As the building stretched over years, a portion of the promised beans and vegetable oil from the US was delivered in 2004, Mwebi said. Some corn bought in Kenya with private money also came. But it was too late to avert the hunger of the early years.
By 2005, the families each had one-fifth of a hectare of cleared land to farm. They grew enough food to donate almost 6,350kg for the needy still around them, said Hosea Lotir, who heads the local water users' association.
As they settled down to farm instead of wandering with their animals, the number of children in the Lokwii primary school more than doubled, to 857 -- and would have doubled again if it had not closed its admissions, school officials said.
The families here continue to nurture their verdant green spots of progress.

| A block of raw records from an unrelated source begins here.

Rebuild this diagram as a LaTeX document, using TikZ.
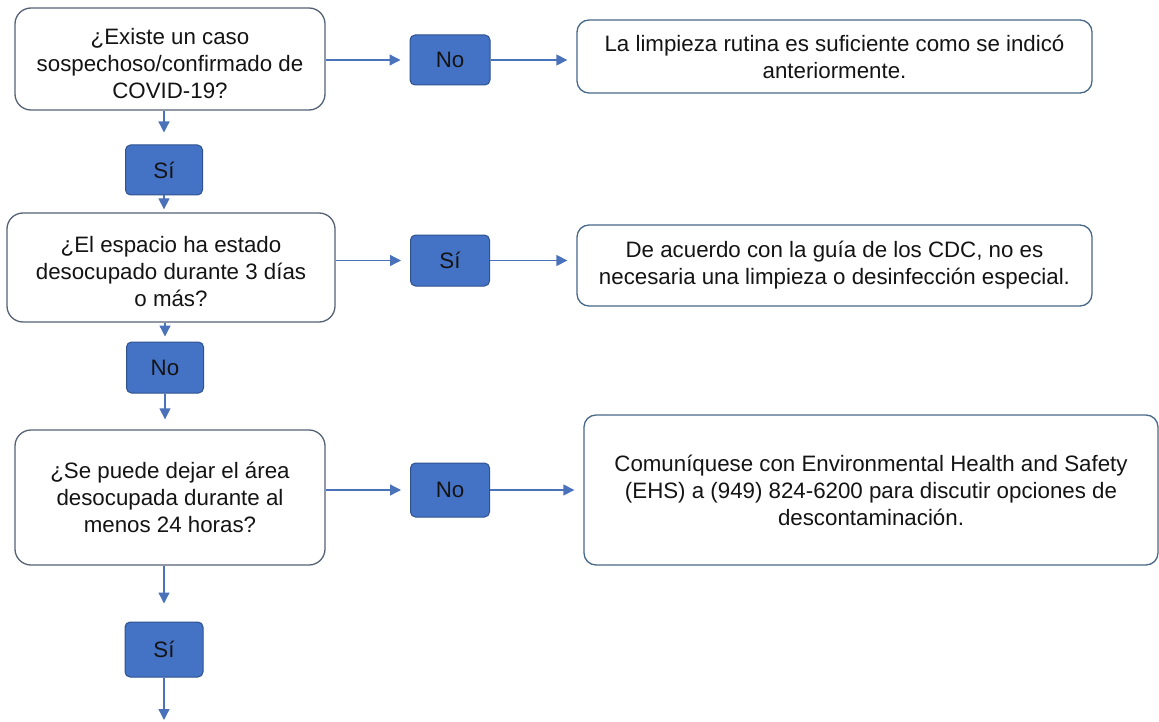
\documentclass[tikz,border=0pt]{standalone}
\usepackage{fontspec}
\setmainfont{Liberation Sans}
\usetikzlibrary{arrows.meta}
\definecolor{arr}{RGB}{74,114,186}
\definecolor{bfill}{RGB}{68,114,196}
\definecolor{bdraw}{RGB}{47,82,143}
\definecolor{qdraw}{RGB}{84,98,116}
\definecolor{rdraw}{RGB}{72,104,136}
\begin{document}
\begin{tikzpicture}[x=1pt,y=-1pt,
  every node/.style={font=\fontsize{22.3}{27}\selectfont, text=black!92, align=center, inner sep=0pt},
  qbox/.style={draw=qdraw, line width=1.3pt, rounded corners=16pt, fill=white},
  ans/.style={draw=bdraw, fill=bfill, line width=1pt, rounded corners=5pt},
  rbox/.style={draw=rdraw, line width=1.3pt, rounded corners=12pt, fill=white},
  conn/.style={draw=arr, line width=1.3pt, -{Triangle[length=11pt,width=11pt]}, shorten >=#1},
  conn/.default=9pt]
\useasboundingbox (0,0) rectangle (1159,722);
\node[qbox, minimum width=310pt, minimum height=102pt] (q1) at (170,59) {\rule{0pt}{26pt}¿Existe un caso\\sospechoso/confirmado de\\COVID-19?};
\node[ans, minimum width=80pt, minimum height=50pt] (n1) at (450,60) {No};
\node[rbox, minimum width=515pt, minimum height=73pt] (r1) at (834.5,56.5) {La limpieza rutina es suficiente como se indicó\\anteriormente.};
\node[ans, minimum width=77pt, minimum height=50pt] (s1) at (164,170) {Sí};
\node[qbox, minimum width=328pt, minimum height=109pt] (q2) at (171,267.5) {\rule{0pt}{24pt}¿El espacio ha estado\\desocupado durante 3 días\\o más?};
\node[ans, minimum width=79pt, minimum height=51pt] (s2) at (450,260.5) {Sí};
\node[rbox, minimum width=515pt, minimum height=81pt] (r2) at (834.5,265.5) {De acuerdo con la guía de los CDC, no es\\necesaria una limpieza o desinfección especial.};
\node[ans, minimum width=77pt, minimum height=51pt] (n2) at (165,367.5) {No};
\node[qbox, minimum width=310pt, minimum height=135pt] (q3) at (170,497.5) {¿Se puede dejar el área\\desocupada durante al\\menos 24 horas?};
\node[ans, minimum width=79pt, minimum height=54pt] (n3) at (450,490) {No};
\node[rbox, minimum width=574pt, minimum height=150pt] (r3) at (871,490) {Comuníquese con Environmental Health and Safety\\(EHS) a (949) 824-6200 para discutir opciones de\\descontaminación.};
\node[ans, minimum width=78pt, minimum height=55pt] (s3) at (164,649.5) {Sí};
\coordinate (end) at (164,722);
\draw[conn] (q1.east |- n1.west) -- (n1.west);
\draw[conn] (n1.east) -- (r1.west |- n1.east);
\draw[conn] (q2.east |- s2.west) -- (s2.west);
\draw[conn] (s2.east) -- (r2.west |- s2.east);
\draw[conn] (q3.east |- n3.west) -- (n3.west);
\draw[conn] (n3.east) -- (r3.west |- n3.east);
\draw[conn=12pt] (s1 |- q1.south) -- (s1.north);
\draw[conn=3pt] (s1.south) -- (s1 |- q2.north);
\draw[conn=5pt] (n2 |- q2.south) -- (n2.north);
\draw[conn=10pt] (n2.south) -- (n2 |- q3.north);
\draw[conn=18pt] (s3 |- q3.south) -- (s3.north);
\draw[conn=2pt] (s3.south) -- (end);
\end{tikzpicture}
\end{document}
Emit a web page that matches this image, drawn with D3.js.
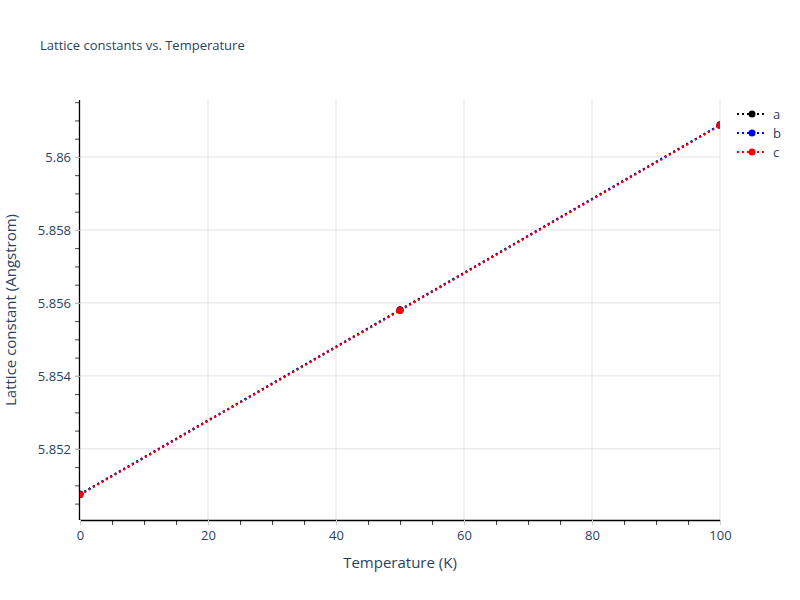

Nearby villages are clamoring for irrigation projects of their own, but US officials say they do not expect to have the money to finance them.
As the sun neared its zenith one recent morning, the main canal in Morulem -- the site of the first irrigation project -- was a cauldron of flailing hoes and shovels. Women glistening with sweat gouged out tons of silt to clear a clogged channel.
On a later shift, it was the men's turn, and women squatting on the banks hectored them. Don't just shovel at the sides of the canal, they yelled, dig out the middle of it. That's the hard part!
"I know what I'm doing," Julius Edukon barked back. "I don't need your advice."
Arupe Eoto, a withered old woman, sought to mollify him with praise and a nod to the tribe's sternest taskmaster.
"You really seem to know what you're doing," she told him. "The hunger has taught you well."